What tools do I need to remove my gel nail polish at home?
You will need a cuticle pusher, acetone, tin foil, a nail file and buffer, cotton pads, and—if you’re feeling extra—some cuticle oil. If you don’t have a pusher, Christina Quercia, the head of nails for Glamsquad, says that you can use a spoon instead. You can also buy an at-home gel removal kit to make things easier.
What nail polish remover removes gel nail polish?
The only polish remover that will remove gel polish is acetone. “If you don’t have pure 100% acetone, but an acetone-based remover, the entire process may take much longer depending on the remover you have,” says Rita Remark, the Global Lead Educator for Essie. She cautions that totally non-acetone nail polish remover will not remove gel nail polish, regardless of how long you leave your nails to soak.
Now that I have my tools, how do I remove my gel polish without damaging my nails?
Start by lightly filing the ends and surface of the gels, as doing so allows the acetone to soften the gels quickly. “File off the top coat and 50% of gel color,” says Brittany Boyce, an L.A.-based gel nail art specialist. “Be gentle and careful not to over-file your nail—if it starts to hurt or burn, stop.”
Next, saturate a cotton pad with acetone, press it lightly onto your nail, then gently wrap it with tin foil and seal it tightly. Now comes the most important part: Waiting. “Wait 15 minutes!” urges Remark. “In salons, they may only wait 8-10 minutes, but if you’re doing this at home, wait. Don’t peek at them eight minutes in either, since that can cause the acetone to evaporate. Set a timer for 15 minutes and watch a show until it rings.”
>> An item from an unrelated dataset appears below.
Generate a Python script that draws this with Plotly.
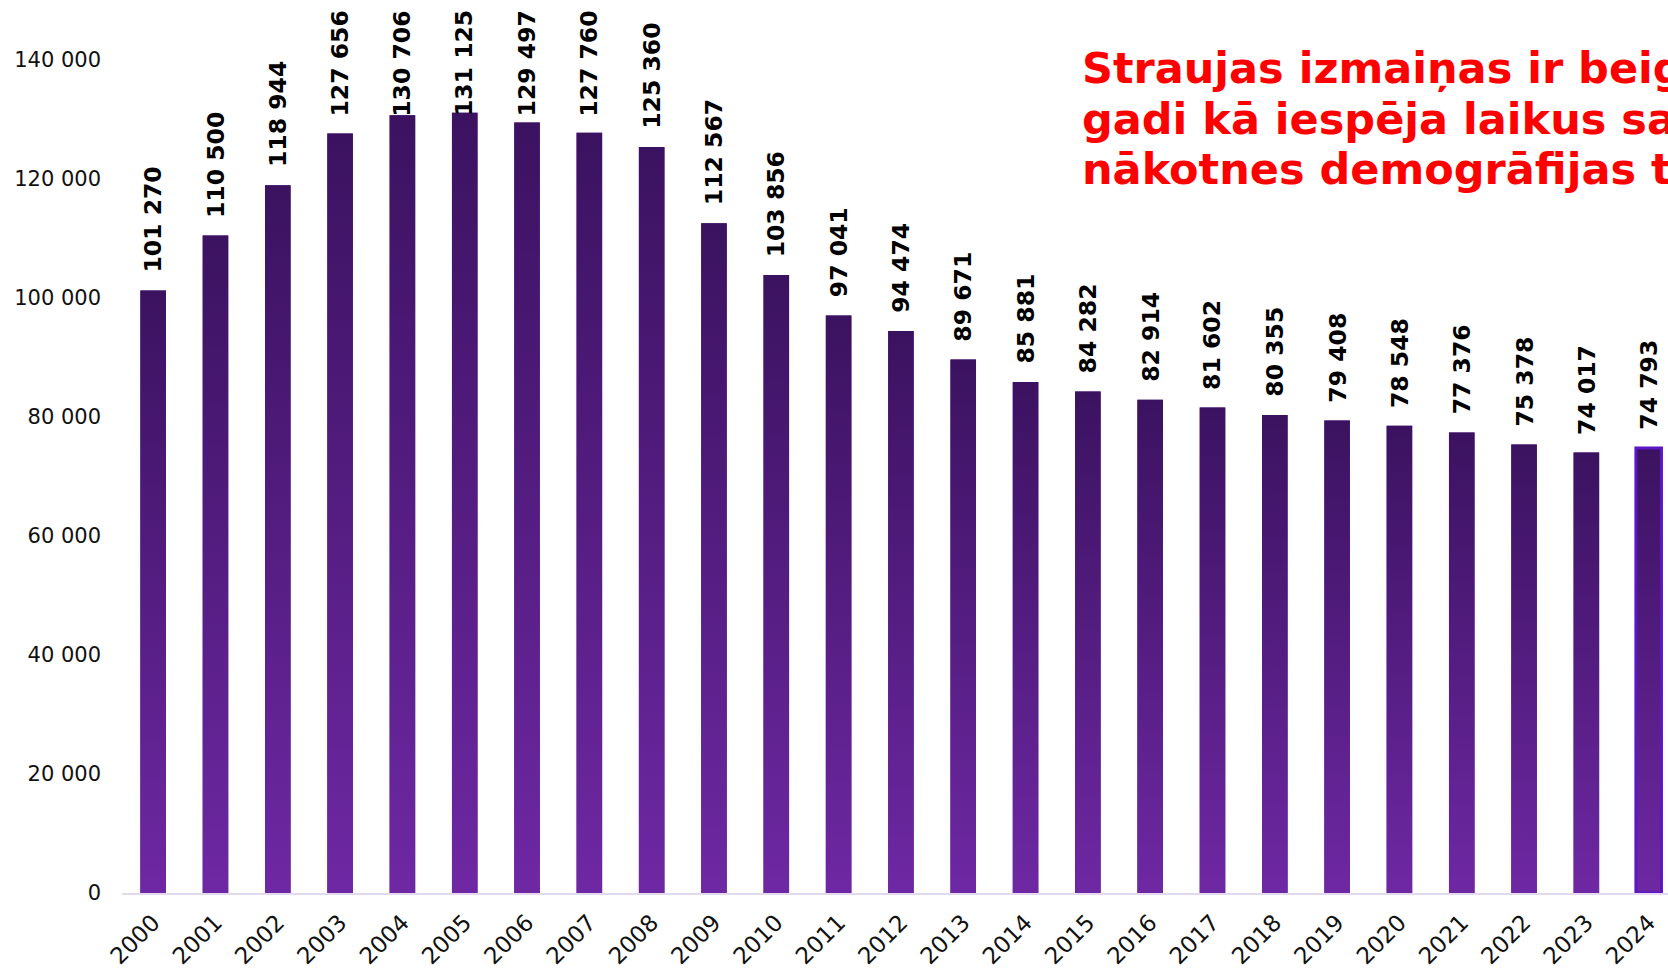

Remove the foils once the time is up, and with a cuticle pusher (or spoon), lightly push away any excess gel. Once all the gel nail polish has been removed, gently smooth out the surface of the nails with a buffer and finish with a moisturizer. “A cuticle oil is best, but lotion will do,” says Remark.
If you don’t have tin foil or cotton, Quercia says you can fill a small glass dish with acetone and soak your nails until the gel starts lifting.
Is it ever OK to peel off gel nail polish?
No. “Gel nail polish is formulated to wear much longer than traditional polish, so it bonds much tighter to the natural nail,” explains Remark. “If you peel gel polish you will absolutely strip the nail and cause damage.” Additionally, Quercia says that peeling them off will weaken your nails and will most likely cause breakage or white lines on your nail plate.
How can I keep my nails healthy and strong after removal?
It’s all about “regular at-home care,” says Remark. “Regular filing and consistent use of cuticle oil and hand lotion keep nails in check.”